DARI awal tahun hingga 30 Juli 2021, IHSG membukukan kenaikan 1.52% jauh lebih baik dibandingkan kinerja Indeks IDX-30 yang -12.76%. Mengapa hal ini bisa terjadi ?
IDX-30 adalah Indeks yang mengukur kinerja harga dari 30 saham yang memiliki likuiditas tinggi dan kapitalisasi pasar besar serta didukung oleh fundamental perusahaan yang baik. Nama perusahaan yang masuk anggotanya juga merupakan perusahaan besar yang produk dan jasanya banyak digunakan masyarakat.
IDX-30 juga menjadi indeks yang paling banyak digunakan dalam Reksa Dana Indeks dan Exchange Traded Fund (ETF) berbasis saham serta paling besar secara dana kelolaannya. Lebih besar dibandingkan LQ-45 yang sudah ada pertama kali dan indeks-indeks baru yang diperkenalkan setelahnya.
Dengan logika tersebut, IDX-30 yang merupakan intisari dari saham perusahaan besar yang terdapat di bursa seharusnya dapat membukukan kinerja lebih baik. Kalaupun ada perbedaan, biasanya juga tidak terlalu besar.
Dalam kenyataannya tidak selalu demikian.
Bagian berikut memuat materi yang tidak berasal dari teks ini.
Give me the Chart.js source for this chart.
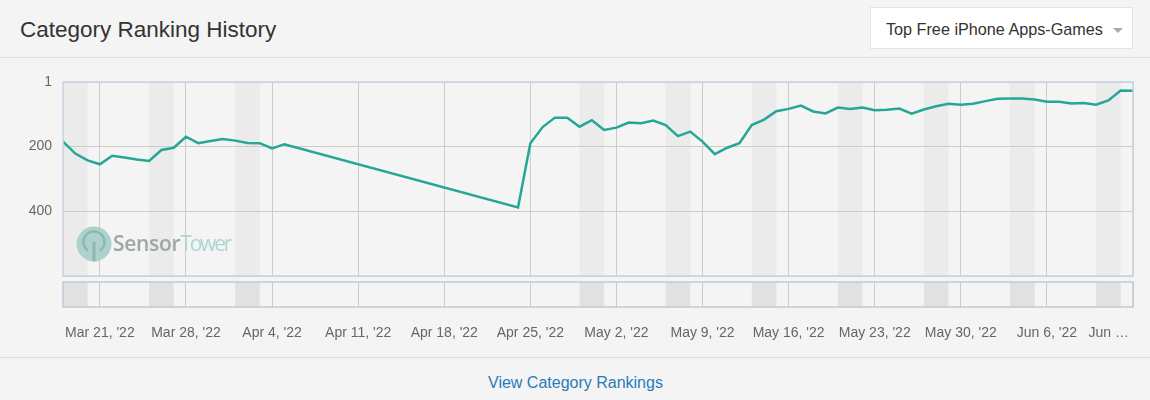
<!DOCTYPE html>
<html><head><meta charset="utf-8">
<script src="https://cdn.jsdelivr.net/npm/chart.js@4.4.1/dist/chart.umd.min.js"></script>
<style>
html,body{margin:0;padding:0;background:#f4f4f4;}
body{width:1150px;height:400px;overflow:hidden;position:relative;font-family:"Liberation Sans",Arial,sans-serif;}
#title{position:absolute;left:20px;top:19px;font-size:22.5px;line-height:22px;color:#333;white-space:nowrap;}
#hdrline{position:absolute;left:0;top:57px;width:1150px;height:1px;background:#dedede;}
#dd{position:absolute;left:870px;top:7px;width:261px;height:40px;background:#fff;border:1px solid #e4e4e4;}
#ddtext{position:absolute;left:15px;top:13px;font-size:16.2px;line-height:16px;color:#333;white-space:nowrap;}
#caret{position:absolute;left:242px;top:20px;width:0;height:0;border-left:5px solid transparent;border-right:5px solid transparent;border-top:5px solid #aaa;}
#main{position:absolute;left:0;top:60px;}
#nav{position:absolute;left:0;top:280px;}
#ftline{position:absolute;left:0;top:357px;width:1150px;height:1px;background:#dedede;}
#link{position:absolute;left:488px;top:375px;font-size:16px;line-height:16px;color:#2a7ab8;white-space:nowrap;}
#wmicon{position:absolute;left:76px;top:226px;}
#wmtext{position:absolute;left:113px;top:233px;font-family:"Open Sans",sans-serif;font-size:21px;line-height:21px;white-space:nowrap;}
#wmtext .a{color:#9fa6a6;font-weight:600;letter-spacing:-0.3px;}
#wmtext .b{color:#acd7d1;font-weight:400;letter-spacing:-2.2px;}
</style></head>
<body>
<div id="title">Category Ranking History</div>
<div id="hdrline"></div>
<div id="dd"><span id="ddtext">Top Free iPhone Apps-Games</span><div id="caret"></div></div>
<canvas id="main" width="1150" height="222"></canvas>
<canvas id="nav" width="1150" height="75"></canvas>
<svg id="wmicon" width="36" height="36" viewBox="0 0 36 36">
  <circle cx="18" cy="18" r="17.5" fill="#add2cd"/>
  <path d="M12 24.6 A10.5 10.5 0 1 1 24 24.6" fill="none" stroke="#8fb7b1" stroke-width="2.5"/>
  <line x1="18" y1="16" x2="18" y2="35.5" stroke="#8fb7b1" stroke-width="3"/>
</svg>
<div id="wmtext"><span class="a">Sensor</span><span class="b">Tower</span></div>
<div id="ftline"></div>
<div id="link">View Category Rankings</div>
<script>
const startDate = '2022-03-18';
const endDate = '2022-06-13';
const dates = [
 '2022-03-18','2022-03-19','2022-03-20','2022-03-21','2022-03-22','2022-03-23','2022-03-24','2022-03-25',
 '2022-03-26','2022-03-27','2022-03-28','2022-03-29','2022-03-30','2022-03-31','2022-04-01','2022-04-02',
 '2022-04-03','2022-04-04','2022-04-05',
 '2022-04-24','2022-04-25','2022-04-26','2022-04-27','2022-04-28','2022-04-29','2022-04-30','2022-05-01',
 '2022-05-02','2022-05-03','2022-05-04','2022-05-05','2022-05-06','2022-05-07','2022-05-08','2022-05-09',
 '2022-05-10','2022-05-11','2022-05-12','2022-05-13','2022-05-14','2022-05-15','2022-05-16','2022-05-17',
 '2022-05-18','2022-05-19','2022-05-20','2022-05-21','2022-05-22','2022-05-23','2022-05-24','2022-05-25',
 '2022-05-26','2022-05-27','2022-05-28','2022-05-29','2022-05-30','2022-05-31','2022-06-01','2022-06-02',
 '2022-06-03','2022-06-04','2022-06-05','2022-06-06','2022-06-07','2022-06-08','2022-06-09','2022-06-10',
 '2022-06-11','2022-06-12','2022-06-13'
];
const ranks = [
 185,222,243,255,229,234,240,245,
 211,204,170,190,183,177,182,189,
 190,206,193,
 388,190,140,111,111,139,119,149,
 142,126,128,120,134,168,154,185,
 224,204,190,134,117,91,84,74,
 92,98,80,84,80,88,87,83,
 99,86,76,68,71,68,60,53,
 52,52,55,62,62,67,66,71,
 58,27,28
];
const xTickDates = ['2022-03-21','2022-03-28','2022-04-04','2022-04-11','2022-04-18','2022-04-25','2022-05-02',
 '2022-05-09','2022-05-16','2022-05-23','2022-05-30','2022-06-06','2022-06-13'];
const xTickLabels = ["Mar 21, '22","Mar 28, '22","Apr 4, '22","Apr 11, '22","Apr 18, '22","Apr 25, '22","May 2, '22",
 "May 9, '22","May 16, '22","May 23, '22","May 30, '22","Jun 6, '22","Jun \u2026"];
const yTicks = [1, 200, 400, 600];
const yTickLabels = ['1', '200', '400', ''];
const weekendStarts = ['2022-03-18','2022-03-25','2022-04-01','2022-04-29','2022-05-06','2022-05-13',
 '2022-05-20','2022-05-27','2022-06-03','2022-06-10'];
const weekendDays = 2;

const day = s => (Date.parse(s + 'T00:00:00Z') - Date.parse(startDate + 'T00:00:00Z')) / 864e5;

function bandsPlugin(color) {
  return {
    id: 'bands',
    beforeDraw(chart) {
      const {ctx, chartArea: a, scales: {x}} = chart;
      ctx.save();
      ctx.fillStyle = color;
      weekendStarts.forEach(d => {
        const x0 = Math.max(a.left, x.getPixelForValue(day(d)));
        const x1 = Math.min(a.right, x.getPixelForValue(day(d) + weekendDays));
        ctx.fillRect(x0, a.top, x1 - x0, a.bottom - a.top);
      });
      ctx.restore();
    }
  };
}
function borderPlugin(color) {
  return {
    id: 'pborder',
    afterDraw(chart) {
      const {ctx, chartArea: a} = chart;
      ctx.save();
      ctx.strokeStyle = color;
      ctx.lineWidth = 1.5;
      ctx.strokeRect(a.left, a.top, a.right - a.left, a.bottom - a.top);
      ctx.restore();
    }
  };
}
const xLabelsPlugin = {
  id: 'xlabels',
  afterDraw(chart) {
    const {ctx, scales: {x}} = chart;
    ctx.save();
    ctx.font = '14px "Liberation Sans", Arial, sans-serif';
    ctx.fillStyle = '#666666';
    ctx.textBaseline = 'alphabetic';
    xTickDates.forEach((d, i) => {
      const px = x.getPixelForValue(day(d));
      if (i === xTickDates.length - 1) { ctx.textAlign = 'right'; ctx.fillText(xTickLabels[i], px - 4, 56.7); }
      else { ctx.textAlign = 'center'; ctx.fillText(xTickLabels[i], px, 56.7); }
    });
    ctx.restore();
  }
};

const xScaleBase = () => ({
  type: 'linear', min: 0, max: day(endDate),
  afterBuildTicks: s => { s.ticks = xTickDates.map(d => ({value: day(d)})); },
  ticks: {display: false},
  grid: {color: '#cccccc', drawTicks: false, lineWidth: 1},
  border: {display: false},
  afterFit: s => { s.height = 0; s.paddingLeft = 0; s.paddingRight = 0; }
});

new Chart(document.getElementById('main'), {
  type: 'line',
  data: {datasets: [{
    data: dates.map((d, i) => ({x: day(d), y: ranks[i]})),
    borderColor: '#25a696', borderWidth: 2.5, pointRadius: 0, tension: 0, fill: false
  }]},
  options: {
    responsive: false, animation: false, devicePixelRatio: 1,
    layout: {padding: {left: 0, right: 17, top: 22, bottom: 6}},
    plugins: {legend: {display: false}, tooltip: {enabled: false}},
    scales: {
      x: xScaleBase(),
      y: {
        type: 'linear', reverse: true, min: 1, max: 600,
        afterBuildTicks: s => { s.ticks = yTicks.map(v => ({value: v})); },
        ticks: {padding: 11, color: '#666666', font: {family: '"Liberation Sans", Arial, sans-serif', size: 14},
          callback: (v, i) => yTickLabels[i]},
        grid: {color: '#cccccc', drawTicks: false, lineWidth: 1},
        border: {display: false},
        afterFit: s => { s.width = 63; s.paddingTop = 0; s.paddingBottom = 0; }
      }
    }
  },
  plugins: [bandsPlugin('#ebebeb'), borderPlugin('#c6d2e1')]
});

new Chart(document.getElementById('nav'), {
  type: 'line',
  data: {datasets: []},
  options: {
    responsive: false, animation: false, devicePixelRatio: 1,
    layout: {padding: {left: 63, right: 17, top: 2, bottom: 48}},
    plugins: {legend: {display: false}, tooltip: {enabled: false}},
    scales: {
      x: xScaleBase(),
      y: {display: false, min: 0, max: 1}
    }
  },
  plugins: [bandsPlugin('#e1e1e1'), borderPlugin('#bfcad8'), xLabelsPlugin]
});
</script>
</body></html>
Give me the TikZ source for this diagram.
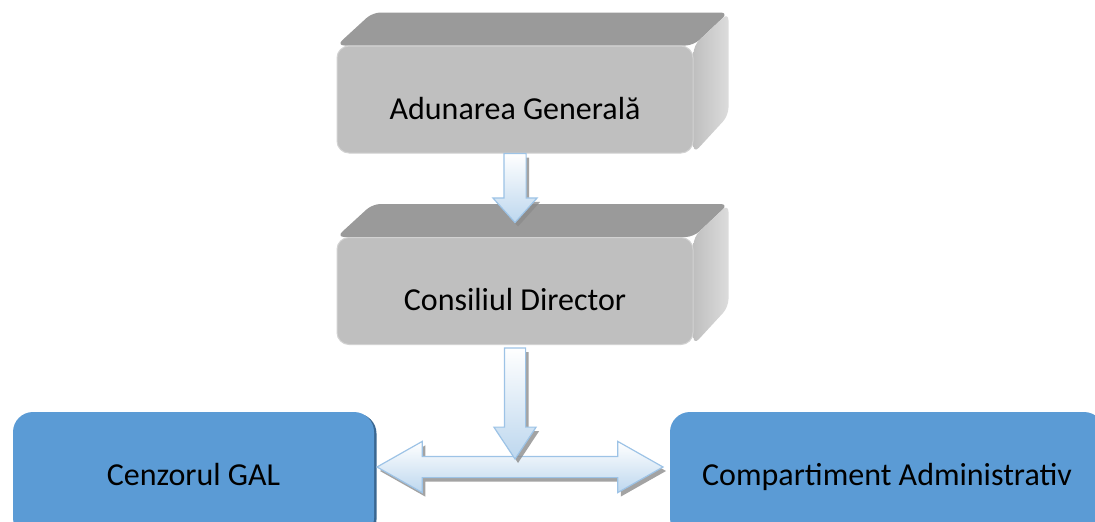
\documentclass[tikz,border=0pt]{standalone}
\usepackage{fontspec}
\setmainfont{Carlito}
\usetikzlibrary{shapes.arrows, shadows, backgrounds, calc}
\definecolor{frontgray}{HTML}{BFBFBF}
\definecolor{topgray}{HTML}{9A9A9A}
\definecolor{sidegray}{HTML}{DCDCDC}
\definecolor{galblue}{HTML}{5B9BD5}
\definecolor{galshadow}{HTML}{3A6791}
\definecolor{arrline}{HTML}{9DC3E6}
\definecolor{arrfill}{HTML}{BDD7EE}

\begin{document}
\begin{tikzpicture}[x=1pt, y=-1pt,
    boxfront/.style={fill=frontgray, draw=frontgray!70!white, line width=1pt, rounded corners=12pt,
      minimum width=356pt, minimum height=107pt, inner sep=0pt,
      font=\fontsize{32}{36}\selectfont, text height=39pt, text depth=0pt},
    galbox/.style={fill=galblue, rounded corners=20pt, minimum height=126pt, inner sep=0pt,
      font=\fontsize{32}{36}\selectfont, text height=20pt, text depth=0pt,
      drop shadow={shadow xshift=2.5pt, shadow yshift=-1.5pt, fill=galshadow, opacity=1}},
    blockarrow/.style={draw=arrline, line width=1.2pt, inner xsep=0pt, inner ysep=10pt, outer sep=0pt,
      top color=white, bottom color=arrfill,
      drop shadow={shadow xshift=3pt, shadow yshift=-4pt, fill=black!45, opacity=0.8}},
    downarrow/.style={blockarrow, single arrow, shape border rotate=270, anchor=tail,
      inner xsep=10.5pt, inner ysep=0pt}]
  \path[use as bounding box, clip] (0,0) rectangle (1095,522);
  %adunarea generala
  \node[boxfront] (ag) at (515,99.5) {Adunarea Generală};
  %consiliul director
  \node[boxfront] (cd) at (515,291) {Consiliul Director};
  \begin{scope}[on background layer]
    \foreach \b in {ag, cd}{
      \fill[topgray, rounded corners=8pt] (\b.north west) -- ++(36,-33)
        -- ($(\b.north east)+(35,-33)$) -- (\b.north east) -- cycle;
      \shade[left color=frontgray, right color=sidegray, rounded corners=8pt] (\b.north east)
        -- ++(35,-33) -- ($(\b.south east)+(35,-38)$) -- (\b.south east) -- cycle;
    }
  \end{scope}
  %cenzor si compartiment
  \node[galbox, minimum width=361pt] (cg) at (193.5,475) {Cenzorul GAL};
  \node[galbox, minimum width=434pt] (ca) at (887,475) {Compartiment Administrativ};
  %sageti
  \node[downarrow, minimum height=69pt, single arrow head extend=11pt,
    single arrow tip angle=84] (a1) at (ag.south) {};
  \node[blockarrow, double arrow,
    minimum height=286pt, double arrow head extend=15pt,
    double arrow tip angle=59] (lr) at ($(cg.east)!0.5!(ca.west)+(-2,-8)$) {};
  \node[downarrow, inner xsep=10pt, minimum height=111pt, single arrow head extend=10.5pt,
    single arrow tip angle=67] (a2) at ($(cd.south)+(0,3)$) {};
\end{tikzpicture}
\end{document}
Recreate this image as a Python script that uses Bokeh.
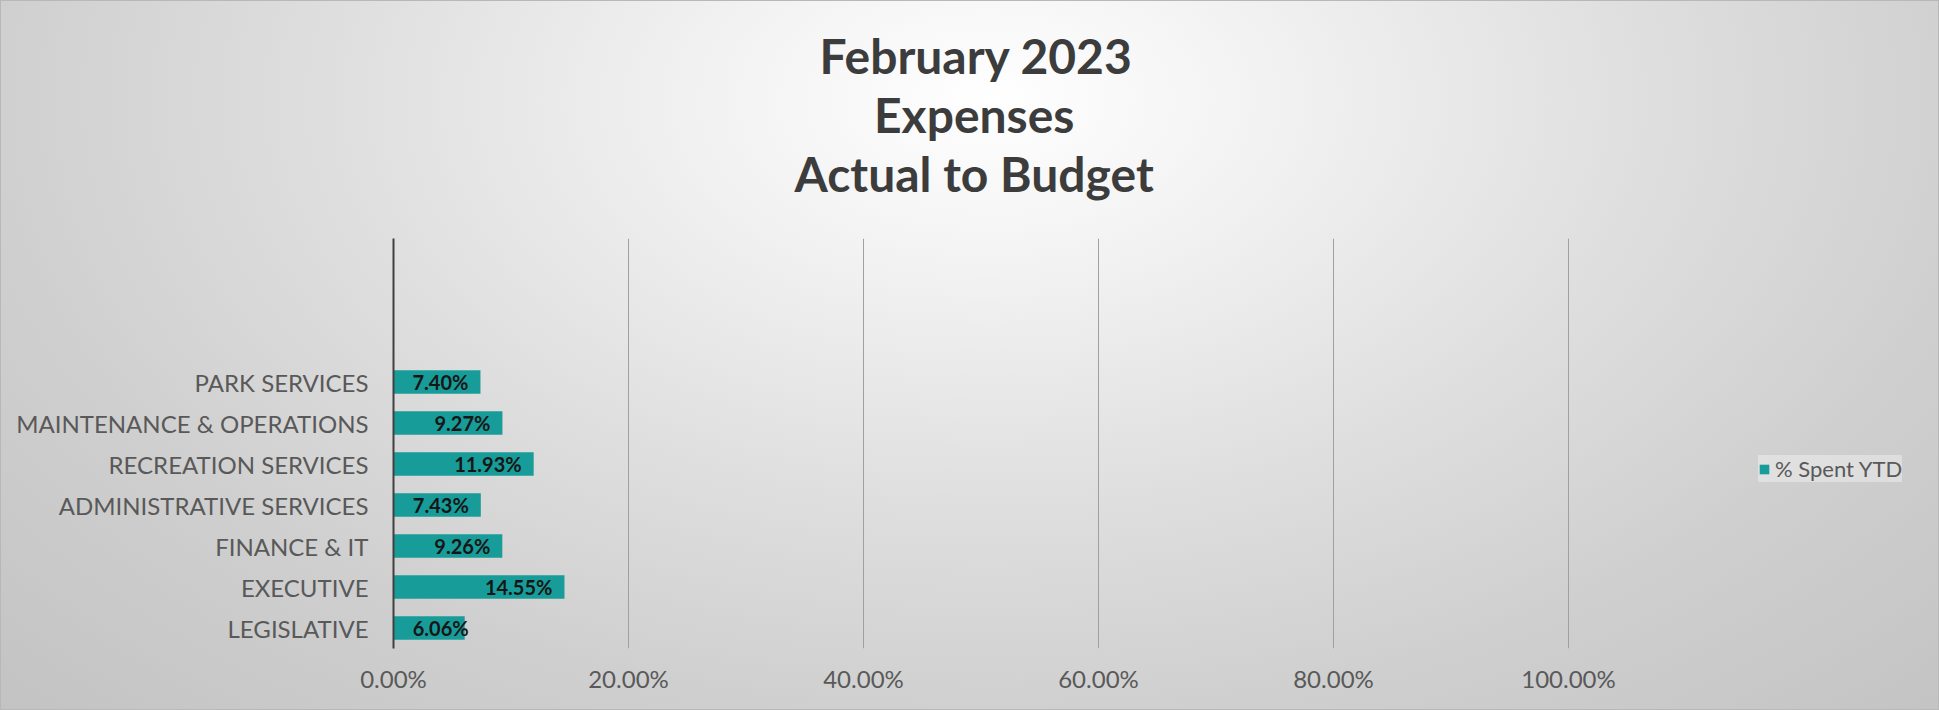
from bokeh.plotting import figure
from bokeh.models import (ColumnDataSource, FactorRange, Range1d, NumeralTickFormatter,
                          FixedTicker, Title, Legend, LegendItem, LabelSet)
from bokeh.core.properties import value
from bokeh.embed import file_html
from bokeh.resources import INLINE

# ---- data ----
categories = ["LEGISLATIVE", "EXECUTIVE", "FINANCE & IT", "ADMINISTRATIVE SERVICES",
              "RECREATION SERVICES", "MAINTENANCE & OPERATIONS", "PARK SERVICES"]
spent_ytd = [0.0606, 0.1455, 0.0926, 0.0743, 0.1193, 0.0927, 0.0740]
blank_slots = [" ", "  ", "   "]
x_ticks = [0.0, 0.2, 0.4, 0.6, 0.8, 1.0]
title_lines = ["February 2023", "Expenses", "Actual to Budget"]
series_name = "% Spent YTD"

FONT = "Lato"
BAR = "#179C99"
GREY_TXT = "#595959"

src = ColumnDataSource(dict(
    cat=categories,
    val=spent_ytd,
    lbl=[f"{v * 100:.2f}%" for v in spent_ytd],
    off=[-12 if v > 0.065 else 4 for v in spent_ytd],
))

# plot area: 0..100% spans 1175 px; the frame runs on to the right edge (legend lives there)
p = figure(width=1939, height=710, output_backend="svg", toolbar_location=None,
           y_range=FactorRange(factors=categories + blank_slots, range_padding=0),
           x_range=Range1d(0, 1547 / 1175),
           min_border_left=392, min_border_right=0, min_border_top=237, min_border_bottom=63)

p.background_fill_alpha = 0
p.border_fill_alpha = 0
p.outline_line_color = None
p.styles = {
    "background-image": "radial-gradient(ellipse farthest-corner at 51% 14%, #ffffff 0%, #f2f2f2 20%, #dedede 48%, #cfcfcf 72%, #c3c3c3 100%)",
    "border": "1px solid #b8b8b8",
    "box-sizing": "border-box",
}

bars = p.hbar(y="cat", left=0, right="val", height=0.57, source=src,
              fill_color=BAR, line_color=None)

labels = LabelSet(x="val", y="cat", text="lbl", source=src, x_offset="off",
                  text_align="right", text_baseline="middle",
                  text_font=value(FONT), text_font_style="bold", text_font_size="20px",
                  text_color="#161616")
p.add_layout(labels)

# axes
p.yaxis.axis_line_color = "#404040"
p.yaxis.axis_line_width = 2
p.yaxis.major_tick_line_color = None
p.yaxis.minor_tick_line_color = None
p.yaxis.major_label_text_font = FONT
p.yaxis.major_label_text_font_size = "24px"
p.yaxis.major_label_text_color = GREY_TXT
p.yaxis.major_label_standoff = 19

p.xaxis.ticker = FixedTicker(ticks=x_ticks)
p.xaxis.formatter = NumeralTickFormatter(format="0.00%")
p.xaxis.axis_line_color = None
p.xaxis.major_tick_line_color = None
p.xaxis.minor_tick_line_color = None
p.xaxis.major_label_text_font = FONT
p.xaxis.major_label_text_font_size = "24px"
p.xaxis.major_label_text_color = GREY_TXT
p.xaxis.major_label_standoff = 9

p.xgrid.ticker = FixedTicker(ticks=x_ticks)
p.xgrid.grid_line_color = "#a0a0a0"
p.xgrid.grid_line_width = 1
p.ygrid.grid_line_color = None

# title: spacer closest to the frame, then the lines from bottom to top,
# each line centred on x = 972 px (offset measured from the frame's left edge, 392 px)
title_widths = [308, 199, 358]
p.add_layout(Title(text=" ", text_font_size="24px", standoff=8), "above")
for t, w in reversed(list(zip(title_lines, title_widths))):
    p.add_layout(Title(text=t, align="left", offset=580 - w / 2, text_font=FONT,
                       text_font_style="bold", text_font_size="48px",
                       text_color="#3c3c3c", standoff=0), "above")

legend = Legend(items=[LegendItem(label=series_name, renderers=[bars])],
                location=(1365, 166), orientation="vertical",
                background_fill_color="white", background_fill_alpha=0.35,
                border_line_color=None, label_text_font=FONT,
                label_text_font_size="22px", label_text_color=GREY_TXT,
                glyph_width=12, glyph_height=12, label_standoff=5,
                padding=13, margin=0)
p.add_layout(legend)

open("out.html", "w").write(file_html(p, INLINE))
Faktor penyebab dan prospek ke depannya sebagai berikut.
Baca juga: Apa Itu Indeks LQ45 dan KOMPAS100
Evaluasi mayor dan minor
Dapatkan informasi, inspirasi dan insight di email kamu.
Daftarkan email
Setiap 6 bulan sekali Bursa Efek Indonesia melakukan evaluasi atas bobot saham dalam indeks serta nama saham yang keluar dan masuk dalam daftar yang dikenal evaluasi mayor. Untuk IDX-30, periode evaluasinya adalah dari Januari hingga Juli dan Agustus hingga Februari.
Selain evaluasi mayor, ada pula evaluasi minor yang hanya melakukan evaluasi atas bobot saja yang dilakukan pada bulan April dan Oktober. Pada evaluasi, tidak ada saham yang masuk dan keluar.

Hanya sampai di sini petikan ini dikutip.